Upload & Sell: On
I did a little project for Sheila last Tuesday. She has volunteered at a nursing home for over 25 years, and she asked me if I'd take portraits of the residents so their families could have current images of them. Kind of a tough assignment from the standpoint that I had no idea what each subject was capable of, as far as cooperation. Most of the 26 people were in walkers or wheel chairs, so that added to my constraints, but all in all it went fine. One of the gentleman asked me what else I shot, I went down the list. When I hit aviation his eyes lit up, "I was a flight engineer on a B24 Liberator in WWII" he proceeded to tell me. Well. we're going to take a little trip one day soon and see if we can't get him back in the cockpit of a 24. Another man I photographed fought with Patton in all his major campaigns. I was in the presence of hero's and didn't even know it.
A number of the people I photographed were suffering from Alzheimer's, varying forms of dementia, and or just plain growing old. The project got me thinking about going back and shooting available light, high iso images. These images were nicely lit and composed portraits for another purpose, but I felt a tug to go back and capture imagery that documents aging and it's components. We'll see.
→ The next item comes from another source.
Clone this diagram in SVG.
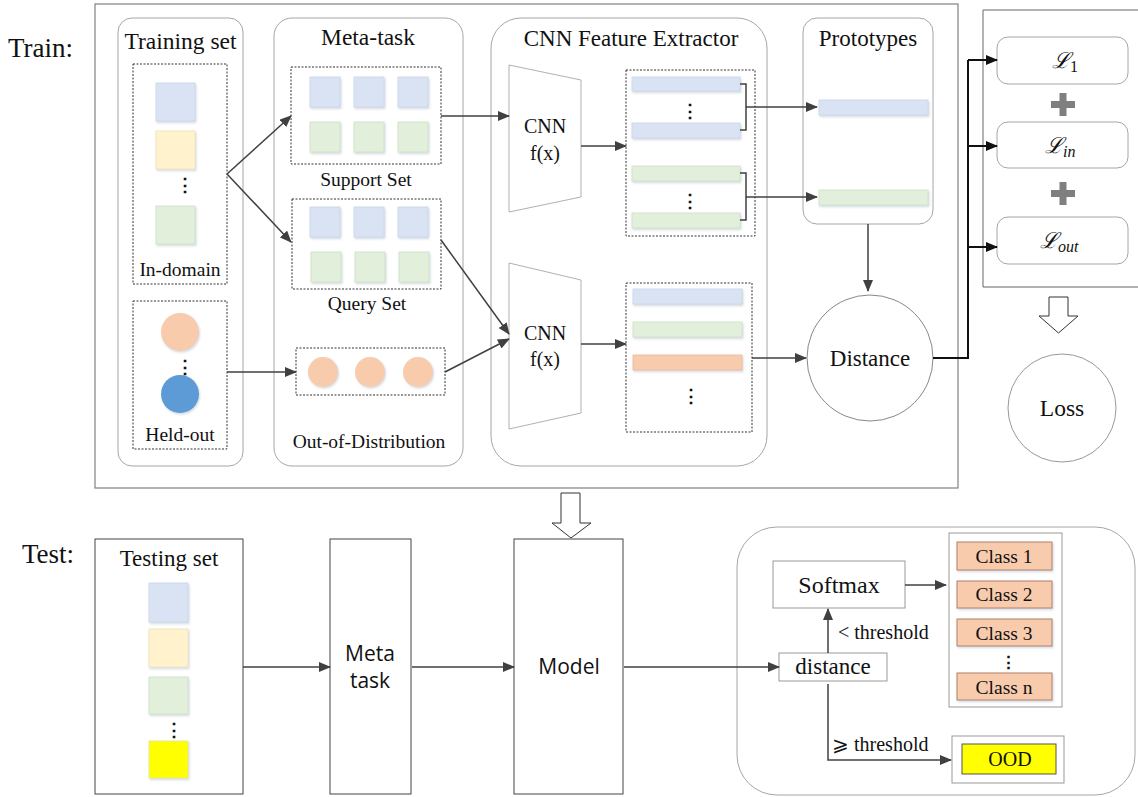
<svg xmlns="http://www.w3.org/2000/svg" width="1138" height="797" viewBox="0 0 1138 797">
<style>
.serif{font-family:"Liberation Serif","Times New Roman",serif;fill:#111}
.sans{font-family:"Open Sans","Liberation Sans",sans-serif;fill:#111}
.cont{fill:#fff;stroke:#a6a6a6;stroke-width:1}
.dot{fill:none;stroke:#333;stroke-width:1;stroke-dasharray:2 1.5}
.blue{fill:#dae3f3;stroke:#c9d6ea;stroke-width:0.8}
.yel{fill:#fff2cc;stroke:#efe0b8;stroke-width:0.8}
.grn{fill:#e2efda;stroke:#cfe0c4;stroke-width:0.8}
.pch{fill:#f8cbad;stroke:#ebb898;stroke-width:0.8}
.conn{fill:none;stroke:#404040;stroke-width:1.5}
.conk{fill:none;stroke:#111;stroke-width:2}
.box{fill:#fff;stroke:#444;stroke-width:1}
.gbox{fill:#fff;stroke:#999;stroke-width:1}
.cls{fill:#f8cbad;stroke:#b0806a;stroke-width:1}
</style>
<defs>
<marker id="ah" markerUnits="userSpaceOnUse" markerWidth="12" markerHeight="10" refX="11" refY="5" orient="auto"><path d="M0,0 L12,5 L0,10 z" fill="#404040"/></marker>
<marker id="ahk" markerUnits="userSpaceOnUse" markerWidth="12" markerHeight="10" refX="11" refY="5" orient="auto"><path d="M0,0 L12,5 L0,10 z" fill="#111"/></marker>
<filter id="sh" x="-20%" y="-20%" width="150%" height="150%"><feDropShadow dx="1" dy="1.5" stdDeviation="1.2" flood-color="#9ab" flood-opacity="0.45"/></filter>
</defs>
<rect width="1138" height="797" fill="#fff"/>

<text class="serif" x="8" y="57" font-size="27">Train:</text>
<text class="serif" x="22" y="563" font-size="27">Test:</text>

<g id="train-frame"><rect x="95" y="4" width="863" height="484" fill="none" stroke="#808080" stroke-width="1.2"/></g>

<g id="training-set">
<rect class="cont" x="118" y="18" width="125" height="448" rx="14"/>
<text class="serif" x="180.5" y="49" font-size="23.5" text-anchor="middle">Training set</text>
<rect class="dot" x="133" y="64" width="94" height="220"/>
<g filter="url(#sh)">
<rect class="blue" x="156" y="83" width="39" height="38"/>
<rect class="yel" x="156" y="131" width="39" height="38"/>
<rect class="grn" x="156" y="206" width="39" height="38"/>
</g>
<text class="serif" x="175.5" y="191" font-size="18" font-weight="bold">⋮</text>
<text class="serif" x="180" y="276" font-size="19.5" text-anchor="middle">In-domain</text>
<rect class="dot" x="133" y="301" width="94" height="148"/>
<g filter="url(#sh)">
<circle cx="180" cy="332" r="19" fill="#f8cbad"/>
<circle cx="180" cy="394" r="19" fill="#5b9bd5"/>
</g>
<text class="serif" x="175.5" y="373" font-size="18" font-weight="bold">⋮</text>
<text class="serif" x="180" y="441" font-size="19.5" text-anchor="middle">Held-out</text>
</g>

<g id="meta-task">
<rect class="cont" x="274" y="18" width="189" height="448" rx="18"/>
<text class="serif" x="368" y="45" font-size="23.5" text-anchor="middle">Meta-task</text>
<rect class="dot" x="291" y="67" width="150" height="97"/>
<g filter="url(#sh)">
<rect class="blue" x="310" y="77" width="30" height="30"/><rect class="blue" x="354" y="77" width="30" height="30"/><rect class="blue" x="398" y="77" width="30" height="30"/>
<rect class="grn" x="310" y="122" width="30" height="30"/><rect class="grn" x="354" y="122" width="30" height="30"/><rect class="grn" x="398" y="122" width="30" height="30"/>
</g>
<text class="serif" x="366" y="186" font-size="19.5" text-anchor="middle">Support Set</text>
<rect class="dot" x="292" y="199" width="149" height="90"/>
<g filter="url(#sh)">
<rect class="blue" x="310" y="207" width="30" height="30"/><rect class="blue" x="354" y="207" width="30" height="30"/><rect class="blue" x="398" y="207" width="30" height="30"/>
<rect class="grn" x="311" y="252" width="30" height="30"/><rect class="grn" x="355" y="252" width="30" height="30"/><rect class="grn" x="399" y="252" width="30" height="30"/>
</g>
<text class="serif" x="367" y="310" font-size="19.5" text-anchor="middle">Query Set</text>
<rect class="dot" x="296" y="348" width="149" height="47"/>
<g filter="url(#sh)">
<circle cx="323" cy="372" r="15" fill="#f8cbad"/><circle cx="370" cy="372" r="15" fill="#f8cbad"/><circle cx="418" cy="372" r="15" fill="#f8cbad"/>
</g>
<text class="serif" x="369" y="448" font-size="19.5" text-anchor="middle">Out-of-Distribution</text>
</g>

<g id="cnn-extractor">
<rect class="cont" x="491" y="18" width="276" height="448" rx="30"/>
<text class="serif" x="631" y="46" font-size="23" text-anchor="middle">CNN Feature Extractor</text>
<polygon points="509,65 581,80 581,197 509,212" fill="#fff" stroke="#b0b0b0"/>
<text class="serif" x="545" y="133" font-size="20" text-anchor="middle">CNN</text>
<text class="serif" x="545" y="160" font-size="20" text-anchor="middle">f(x)</text>
<rect class="dot" x="626" y="70" width="129" height="166"/>
<g filter="url(#sh)">
<rect class="blue" x="632" y="77" width="108" height="14"/>
<rect class="blue" x="632" y="123" width="108" height="15"/>
<rect class="grn" x="632" y="166" width="108" height="15"/>
<rect class="grn" x="632" y="213" width="108" height="15"/>
</g>
<text class="serif" x="680.5" y="117" font-size="18" font-weight="bold">⋮</text>
<text class="serif" x="680.5" y="207" font-size="18" font-weight="bold">⋮</text>
<polygon points="509,263 581,280 581,413 509,429" fill="#fff" stroke="#b0b0b0"/>
<text class="serif" x="545" y="340" font-size="20" text-anchor="middle">CNN</text>
<text class="serif" x="545" y="366" font-size="20" text-anchor="middle">f(x)</text>
<rect class="dot" x="626" y="283" width="126" height="149"/>
<g filter="url(#sh)">
<rect class="blue" x="633" y="289" width="109" height="15"/>
<rect class="grn" x="633" y="322" width="109" height="15"/>
<rect class="pch" x="633" y="355" width="109" height="15"/>
</g>
<text class="serif" x="681.5" y="402" font-size="18" font-weight="bold">⋮</text>
</g>

<g id="prototypes">
<rect class="cont" x="803" y="18" width="130" height="206" rx="14"/>
<text class="serif" x="868" y="46" font-size="23" text-anchor="middle">Prototypes</text>
<g filter="url(#sh)">
<rect class="blue" x="819" y="100" width="109" height="15"/>
<rect class="grn" x="819" y="190" width="109" height="15"/>
</g>
</g>

<g id="distance">
<circle cx="870" cy="358" r="63" fill="#fff" stroke="#888"/>
<text class="serif" x="870" y="366" font-size="23" text-anchor="middle">Distance</text>
</g>

<g id="loss-panel">
<path d="M1138,10 H983 V287 H1138" fill="none" stroke="#666" stroke-width="1"/>
<rect class="cont" x="997" y="37" width="131" height="47" rx="11"/>
<rect class="cont" x="997" y="122" width="131" height="46" rx="11"/>
<rect class="cont" x="997" y="217" width="131" height="47" rx="11"/>
<text class="serif" x="1052" y="68" font-size="22" font-style="italic">ℒ<tspan font-style="normal" font-size="16" dy="4">1</tspan></text>
<text class="serif" x="1045" y="153" font-size="22" font-style="italic">ℒ<tspan font-size="16" dy="4">in</tspan></text>
<text class="serif" x="1040" y="248" font-size="22" font-style="italic">ℒ<tspan font-size="16" dy="4">out</tspan></text>
<g fill="#7f7f7f">
<rect x="1051" y="101" width="24" height="7"/><rect x="1059.5" y="93" width="7" height="23"/>
<rect x="1051" y="190" width="24" height="7"/><rect x="1059.5" y="182" width="7" height="23"/>
</g>
</g>

<g id="loss">
<polygon points="1049,297 1068,297 1068,316 1078,316 1058.5,333 1039,316 1049,316" fill="#fff" stroke="#333" stroke-width="1"/>
<circle cx="1062" cy="408" r="54" fill="#fff" stroke="#999"/>
<text class="serif" x="1062" y="416" font-size="23.5" text-anchor="middle">Loss</text>
</g>

<g id="train-test-arrow">
<polygon points="561,493 580,493 580,523 591,523 571,538 552,523 561,523" fill="#fff" stroke="#333" stroke-width="1"/>
</g>

<g id="testing-set">
<rect class="box" x="95" y="539" width="148" height="255"/>
<text class="serif" x="169" y="566" font-size="23" text-anchor="middle">Testing set</text>
<g filter="url(#sh)">
<rect class="blue" x="149" y="583" width="39" height="39"/>
<rect class="yel" x="149" y="629" width="39" height="38"/>
<rect class="grn" x="149" y="677" width="39" height="37"/>
<rect x="149" y="741" width="39" height="37" fill="#ffff00" stroke="#e6e6a0" stroke-width="0.8"/>
</g>
<text class="serif" x="165" y="736" font-size="18" font-weight="bold">⋮</text>
</g>

<g id="meta-task-test">
<rect class="box" x="330" y="539" width="81" height="255"/>
<text class="sans" x="370" y="661" font-size="21" text-anchor="middle">Meta</text>
<text class="sans" x="370" y="688" font-size="21" text-anchor="middle">task</text>
</g>

<g id="model">
<rect class="box" x="514" y="539" width="109" height="255"/>
<text class="sans" x="569" y="674" font-size="21" text-anchor="middle">Model</text>
</g>

<g id="test-panel">
<rect class="cont" x="737" y="527" width="398" height="268" rx="40"/>
<rect class="gbox" x="773" y="561" width="132" height="47"/>
<text class="serif" x="839" y="593" font-size="24" text-anchor="middle">Softmax</text>
<rect class="gbox" x="779" y="653" width="108" height="28"/>
<text class="serif" x="833" y="674" font-size="23" text-anchor="middle">distance</text>
<rect class="gbox" x="949" y="533" width="113" height="174"/>
<g filter="url(#sh)">
<rect class="cls" x="957" y="542" width="95" height="28"/>
<rect class="cls" x="957" y="581" width="95" height="27"/>
<rect class="cls" x="957" y="619" width="95" height="27"/>
<rect class="cls" x="957" y="673" width="95" height="27"/>
</g>
<text class="serif" x="1004" y="563" font-size="19.5" text-anchor="middle">Class 1</text>
<text class="serif" x="1004" y="601" font-size="19.5" text-anchor="middle">Class 2</text>
<text class="serif" x="1004" y="640" font-size="19.5" text-anchor="middle">Class 3</text>
<text class="serif" x="999.5" y="668" font-size="17" font-weight="bold">⋮</text>
<text class="serif" x="1004" y="694" font-size="19.5" text-anchor="middle">Class n</text>
<rect class="gbox" x="952" y="736" width="112" height="47"/>
<rect x="962" y="744" width="94" height="30" fill="#ffff00" stroke="#555" stroke-width="1"/>
<text class="serif" x="1010" y="766" font-size="20" text-anchor="middle">OOD</text>
<text class="serif" x="838" y="639" font-size="20">&lt; threshold</text>
<text class="serif" x="832" y="751" font-size="20">⩾ threshold</text>
</g>

<g id="connectors">
<path class="conn" d="M227,174 L291,116" marker-end="url(#ah)"/>
<path class="conn" d="M227,174 L291,242" marker-end="url(#ah)"/>
<path class="conn" d="M227,372 L296,372" marker-end="url(#ah)"/>
<path class="conn" d="M441,116 L509,116" marker-end="url(#ah)"/>
<path class="conn" d="M441,240 L509,334" marker-end="url(#ah)"/>
<path class="conn" d="M445,372 L509,339" marker-end="url(#ah)"/>
<path class="conn" d="M581,146 L626,146" marker-end="url(#ah)"/>
<path class="conn" d="M581,344 L626,344" marker-end="url(#ah)"/>
<path class="conn" d="M740,84 H746 V130 H740"/>
<path class="conn" d="M746,107 L817,107" marker-end="url(#ah)"/>
<path class="conn" d="M740,173 H746 V220 H740"/>
<path class="conn" d="M746,197 L817,197" marker-end="url(#ah)"/>
<path class="conn" d="M868,224 L868,291" marker-end="url(#ah)"/>
<path class="conn" d="M752,358 L806,358" marker-end="url(#ah)"/>
<path class="conk" d="M933,358 H968 V60"/>
<path class="conk" d="M968,60 H997" marker-end="url(#ahk)"/>
<path class="conk" d="M968,146 H997" marker-end="url(#ahk)"/>
<path class="conk" d="M968,247 H997" marker-end="url(#ahk)"/>
<path class="conn" d="M243,667 L330,667" marker-end="url(#ah)"/>
<path class="conn" d="M412,667 L514,667" marker-end="url(#ah)"/>
<path class="conn" d="M624,667 L779,667" marker-end="url(#ah)"/>
<path class="conn" d="M828,653 L828,609" marker-end="url(#ah)"/>
<path class="conn" d="M905,585 L946,585" marker-end="url(#ah)"/>
<path class="conn" d="M828,684 V760 H951" marker-end="url(#ah)"/>
</g>
</svg>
This little lady didn't know who she was, much less who I was. She is well into the progression of Alzheimer's. She wanted her portrait taken though. She had difficulty making eye contact with me, it would happen for a split second, just a glance, and she'd look away. In spite of her condition, there was life in her eyes, and I wanted to capture it, before it faded.
There's something in this for me to do, I felt it more and more as I shot away. Once again, the principle proves true, if you give of yourself, you get back more than you give.